Quiz 5.2.9a: Screen Reader Test #9a
A colleague from the CSS-Discuss mail list, Zoe Gillenwater suggested a variant of “offleft.” This one uses a large negative left margin. Let’s try it. Please try SR Test 9a on every screen reader and browser you have.
September 14th, 2005 at 6:25 am
IBM Home Page Reader 3.04 speaks the hidden words, but does not display them. Exactly as expected.
September 14th, 2005 at 6:46 am
Jaws 6.1 and IE 6 speaks the hidden words, but does not display them. Exactly as expected.
September 14th, 2005 at 7:17 am
Window Eyes 5.0 and IE 6 speaks the hidden words, but does not display them. Exactly as expected.
September 14th, 2005 at 7:25 am
HAL 6.5.1 and IE6 speaks the hidden words, but does not display them. Exactly as expected.
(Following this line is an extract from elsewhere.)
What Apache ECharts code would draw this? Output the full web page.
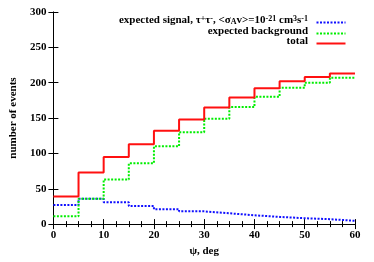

September 14th, 2005 at 9:20 am
What’s the difference between putting something 1000px off to the left, and 9000px off to the left, then? In my last project, I actually put things off top and left… -1000 top, and -1000 left, and made it fixed.
Wouldn’t you expect these to all behave the same, no matter the pixel count? Or should I test my pages with all screen readers again?
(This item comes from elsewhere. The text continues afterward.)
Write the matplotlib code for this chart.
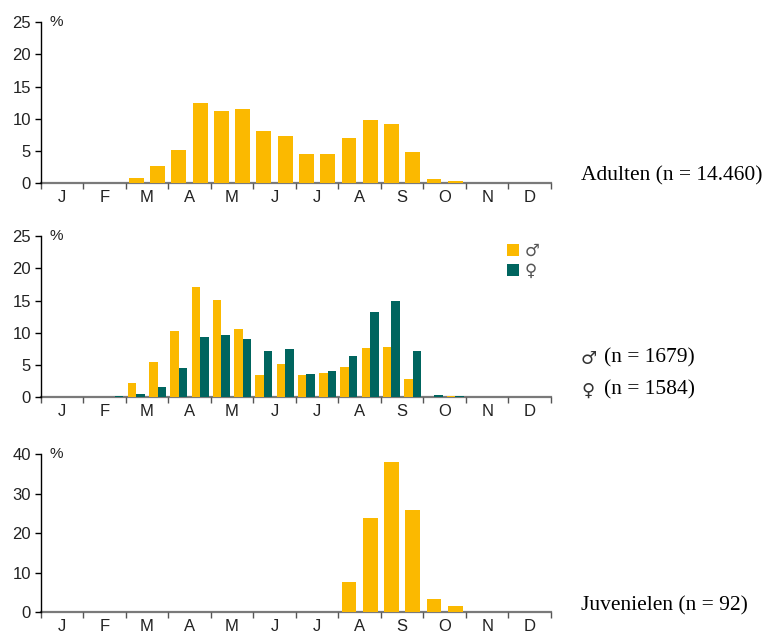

September 14th, 2005 at 11:29 am
If you use 1000px, there’s the possibility that the hidden material will invade the viewport for people blessed with very high resolution screens.
For example, we started using off-left as 999px (save a byte!). That worked fine until the rich guy doen the hall walked in with a 1600×1200 laptop with a browser opened to full screen and asked about the wierd stuff overlaying the left part of the screen. That’s when we changed one line of CSS to 9000px.
It’ll be a while before we get to screens wide enough for 9000xp to be the same problem.
September 15th, 2005 at 3:57 pm
Why did you choos 9000? is there a better number, like when 999 saves a byte? why not choose 9999?
September 15th, 2005 at 8:33 pm
9000 is plenty large enough to keep the material from invading the viewport. 999 was not, and only saved one byte from 1000 which was also too small.
September 16th, 2005 at 1:49 pm
Using WindowEyes 5.5 beta b with IE 6 the hidden words are spoken.
September 16th, 2005 at 1:51 pm
Window Eyes 5.5 betaB with Firebox 1.5 beta1 does speak the hidden words. The hidden words are not displayed (they were not displayed with IE 6, either).
September 16th, 2005 at 1:55 pm
JAWS 6.2 with IE 6 does speak the hidden words but they are not displayed. This surprised me since Bob found that JAWS 6.1 did not speak them???
September 16th, 2005 at 1:59 pm
oops, JAWS 6.1 does speak the hidden words - my mistake!
September 17th, 2005 at 8:46 am
THANKS Becky! Esp for the beta versions that a lot of people haven’t tried yet.